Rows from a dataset
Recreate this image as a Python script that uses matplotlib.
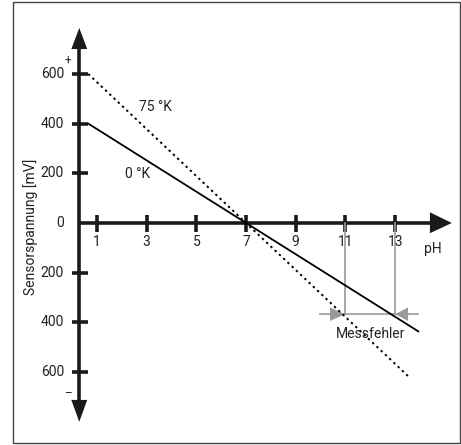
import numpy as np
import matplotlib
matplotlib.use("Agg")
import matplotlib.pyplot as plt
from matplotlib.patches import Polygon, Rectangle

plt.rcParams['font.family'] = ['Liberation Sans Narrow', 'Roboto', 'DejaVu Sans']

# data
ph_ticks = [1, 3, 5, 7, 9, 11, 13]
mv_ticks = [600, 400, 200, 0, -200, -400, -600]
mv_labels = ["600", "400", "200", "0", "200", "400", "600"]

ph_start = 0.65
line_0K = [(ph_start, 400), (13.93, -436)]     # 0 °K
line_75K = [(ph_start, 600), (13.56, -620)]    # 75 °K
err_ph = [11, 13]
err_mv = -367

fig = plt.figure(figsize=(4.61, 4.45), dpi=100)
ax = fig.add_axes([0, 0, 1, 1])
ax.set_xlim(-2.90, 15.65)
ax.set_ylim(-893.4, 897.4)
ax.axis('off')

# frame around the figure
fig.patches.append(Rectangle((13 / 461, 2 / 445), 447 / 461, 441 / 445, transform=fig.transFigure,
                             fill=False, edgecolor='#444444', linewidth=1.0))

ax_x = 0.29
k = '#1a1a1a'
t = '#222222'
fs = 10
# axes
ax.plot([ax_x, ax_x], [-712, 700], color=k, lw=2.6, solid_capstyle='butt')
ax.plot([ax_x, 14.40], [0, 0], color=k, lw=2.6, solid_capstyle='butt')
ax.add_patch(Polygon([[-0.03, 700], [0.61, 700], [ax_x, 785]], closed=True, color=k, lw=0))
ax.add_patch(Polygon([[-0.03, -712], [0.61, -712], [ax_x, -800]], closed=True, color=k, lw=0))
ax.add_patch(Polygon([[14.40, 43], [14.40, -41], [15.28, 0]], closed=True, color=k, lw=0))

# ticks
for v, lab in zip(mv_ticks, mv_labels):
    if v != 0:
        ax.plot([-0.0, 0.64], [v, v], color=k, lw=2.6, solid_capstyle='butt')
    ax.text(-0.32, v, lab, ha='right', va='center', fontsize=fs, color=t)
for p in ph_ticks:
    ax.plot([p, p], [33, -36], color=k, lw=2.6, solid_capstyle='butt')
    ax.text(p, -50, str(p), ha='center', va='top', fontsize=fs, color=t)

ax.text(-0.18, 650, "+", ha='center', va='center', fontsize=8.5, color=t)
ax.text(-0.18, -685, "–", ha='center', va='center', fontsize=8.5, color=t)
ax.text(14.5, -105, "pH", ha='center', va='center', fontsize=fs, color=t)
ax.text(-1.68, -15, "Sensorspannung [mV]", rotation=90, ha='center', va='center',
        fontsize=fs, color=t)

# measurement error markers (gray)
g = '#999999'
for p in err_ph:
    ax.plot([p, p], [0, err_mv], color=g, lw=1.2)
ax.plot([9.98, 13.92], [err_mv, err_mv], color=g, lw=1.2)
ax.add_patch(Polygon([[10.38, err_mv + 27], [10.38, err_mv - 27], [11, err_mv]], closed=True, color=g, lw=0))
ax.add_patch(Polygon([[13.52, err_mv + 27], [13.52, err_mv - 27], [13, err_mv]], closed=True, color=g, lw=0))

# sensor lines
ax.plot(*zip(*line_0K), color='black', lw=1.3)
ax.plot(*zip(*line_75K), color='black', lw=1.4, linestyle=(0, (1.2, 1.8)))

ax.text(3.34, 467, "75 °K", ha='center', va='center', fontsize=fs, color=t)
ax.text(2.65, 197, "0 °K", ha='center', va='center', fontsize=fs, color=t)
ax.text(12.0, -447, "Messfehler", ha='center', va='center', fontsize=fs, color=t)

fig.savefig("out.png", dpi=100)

* * *

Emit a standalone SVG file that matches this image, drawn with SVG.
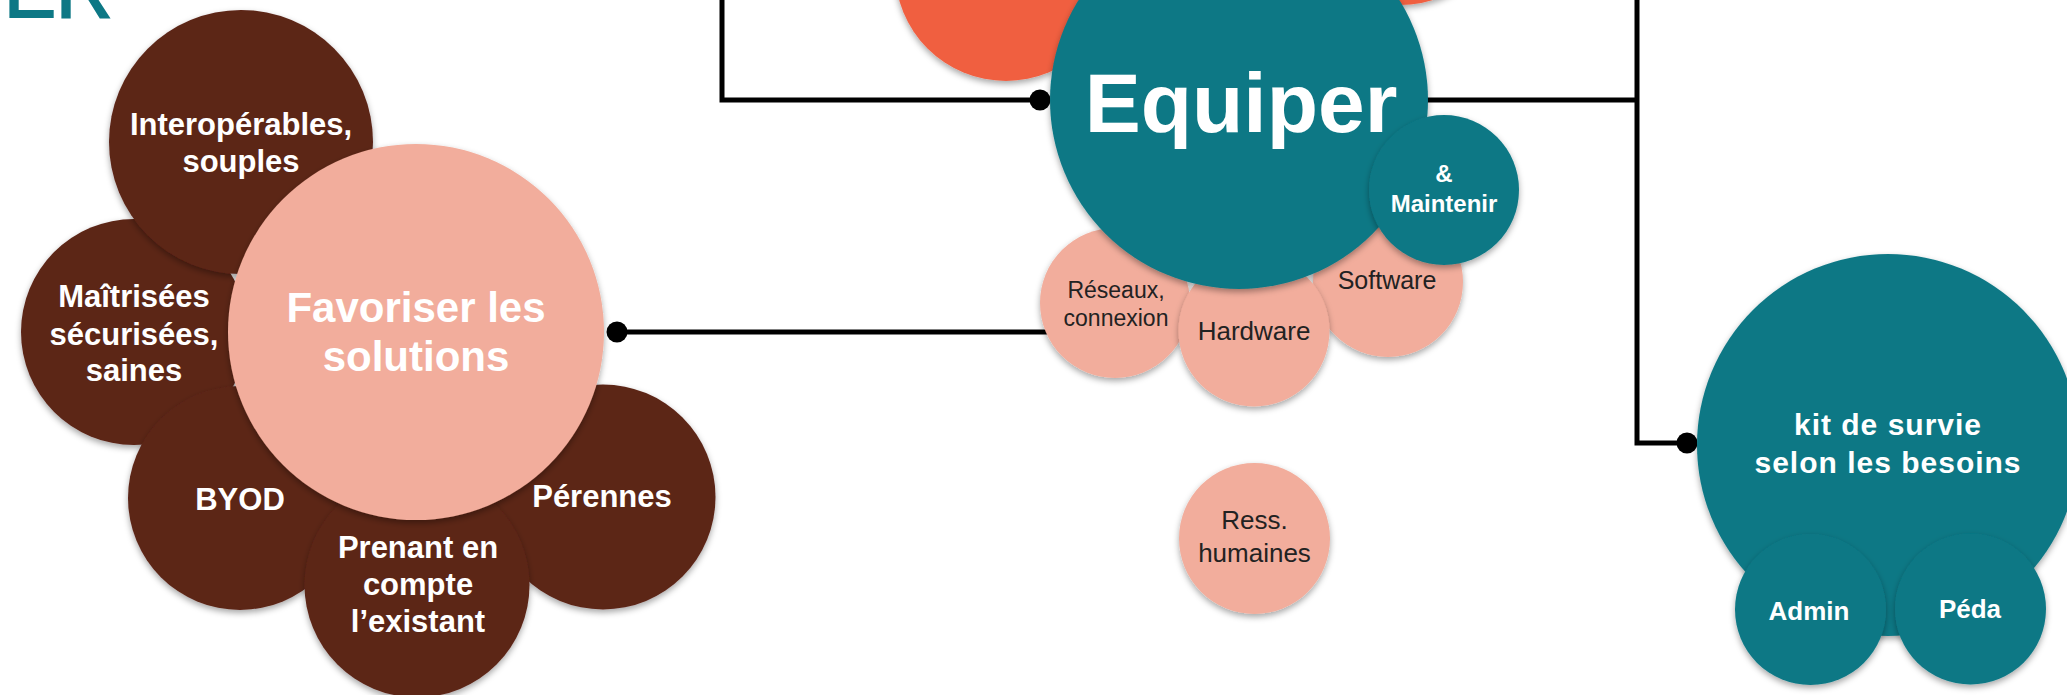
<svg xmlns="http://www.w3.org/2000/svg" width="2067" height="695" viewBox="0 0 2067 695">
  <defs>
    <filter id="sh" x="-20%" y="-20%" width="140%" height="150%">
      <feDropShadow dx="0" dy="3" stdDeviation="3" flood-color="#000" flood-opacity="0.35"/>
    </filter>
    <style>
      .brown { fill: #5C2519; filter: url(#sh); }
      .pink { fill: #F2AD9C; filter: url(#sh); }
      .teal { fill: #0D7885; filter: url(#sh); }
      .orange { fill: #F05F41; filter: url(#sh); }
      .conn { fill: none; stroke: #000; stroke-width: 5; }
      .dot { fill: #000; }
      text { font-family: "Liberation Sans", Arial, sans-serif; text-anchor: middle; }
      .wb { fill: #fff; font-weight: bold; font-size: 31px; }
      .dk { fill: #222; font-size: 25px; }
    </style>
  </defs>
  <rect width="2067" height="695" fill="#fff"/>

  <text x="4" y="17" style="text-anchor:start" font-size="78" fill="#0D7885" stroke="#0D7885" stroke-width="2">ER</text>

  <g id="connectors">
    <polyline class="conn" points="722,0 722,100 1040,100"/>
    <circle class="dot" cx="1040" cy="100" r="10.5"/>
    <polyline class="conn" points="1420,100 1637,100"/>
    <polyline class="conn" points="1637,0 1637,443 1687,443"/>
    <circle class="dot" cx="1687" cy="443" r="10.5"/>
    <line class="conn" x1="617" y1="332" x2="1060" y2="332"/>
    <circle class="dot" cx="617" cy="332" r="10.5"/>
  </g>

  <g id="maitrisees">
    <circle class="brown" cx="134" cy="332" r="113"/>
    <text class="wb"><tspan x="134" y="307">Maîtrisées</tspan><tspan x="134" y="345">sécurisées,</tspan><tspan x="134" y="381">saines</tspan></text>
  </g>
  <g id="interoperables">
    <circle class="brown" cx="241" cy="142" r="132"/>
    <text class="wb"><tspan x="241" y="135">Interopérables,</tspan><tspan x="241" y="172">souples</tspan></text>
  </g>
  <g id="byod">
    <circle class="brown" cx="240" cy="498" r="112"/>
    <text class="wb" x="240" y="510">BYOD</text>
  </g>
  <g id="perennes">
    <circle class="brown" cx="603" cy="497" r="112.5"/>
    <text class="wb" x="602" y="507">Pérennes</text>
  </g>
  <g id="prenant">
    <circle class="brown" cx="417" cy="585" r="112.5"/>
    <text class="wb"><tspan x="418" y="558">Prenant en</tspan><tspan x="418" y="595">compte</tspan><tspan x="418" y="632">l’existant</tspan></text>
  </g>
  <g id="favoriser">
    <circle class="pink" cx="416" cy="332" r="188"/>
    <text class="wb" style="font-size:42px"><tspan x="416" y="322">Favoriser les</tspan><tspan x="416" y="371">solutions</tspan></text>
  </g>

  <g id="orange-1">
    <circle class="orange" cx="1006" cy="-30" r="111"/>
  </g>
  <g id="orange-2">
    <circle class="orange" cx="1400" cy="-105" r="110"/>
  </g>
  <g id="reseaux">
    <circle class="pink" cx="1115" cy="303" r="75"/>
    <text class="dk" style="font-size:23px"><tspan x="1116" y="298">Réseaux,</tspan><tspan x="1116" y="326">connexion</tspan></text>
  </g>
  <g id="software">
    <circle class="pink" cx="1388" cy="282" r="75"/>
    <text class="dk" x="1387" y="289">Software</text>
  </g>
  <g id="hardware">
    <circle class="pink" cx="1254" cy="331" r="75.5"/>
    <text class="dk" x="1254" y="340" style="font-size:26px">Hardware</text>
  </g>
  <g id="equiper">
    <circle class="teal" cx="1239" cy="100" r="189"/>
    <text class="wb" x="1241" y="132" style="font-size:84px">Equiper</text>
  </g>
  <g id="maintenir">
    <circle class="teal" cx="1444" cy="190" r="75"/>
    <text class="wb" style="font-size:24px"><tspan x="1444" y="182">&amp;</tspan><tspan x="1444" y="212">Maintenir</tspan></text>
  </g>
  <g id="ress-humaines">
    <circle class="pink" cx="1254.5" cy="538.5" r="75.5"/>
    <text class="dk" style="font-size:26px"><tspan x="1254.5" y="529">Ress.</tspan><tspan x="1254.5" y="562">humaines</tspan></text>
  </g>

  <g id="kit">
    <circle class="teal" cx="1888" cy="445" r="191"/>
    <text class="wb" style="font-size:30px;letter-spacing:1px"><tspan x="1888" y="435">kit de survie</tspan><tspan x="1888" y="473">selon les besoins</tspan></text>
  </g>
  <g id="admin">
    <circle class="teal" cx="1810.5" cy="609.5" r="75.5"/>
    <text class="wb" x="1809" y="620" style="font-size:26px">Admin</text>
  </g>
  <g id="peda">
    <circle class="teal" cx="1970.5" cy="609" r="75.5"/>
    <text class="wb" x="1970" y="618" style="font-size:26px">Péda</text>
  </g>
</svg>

* WHAT IS ASKED:
Identify each line in the entries with the word "image" and copy it.

* ANSWER TO THE EXERCISE:
Recreate this image as a Python script that uses matplotlib.
Emit a standalone SVG file that matches this image, drawn with SVG.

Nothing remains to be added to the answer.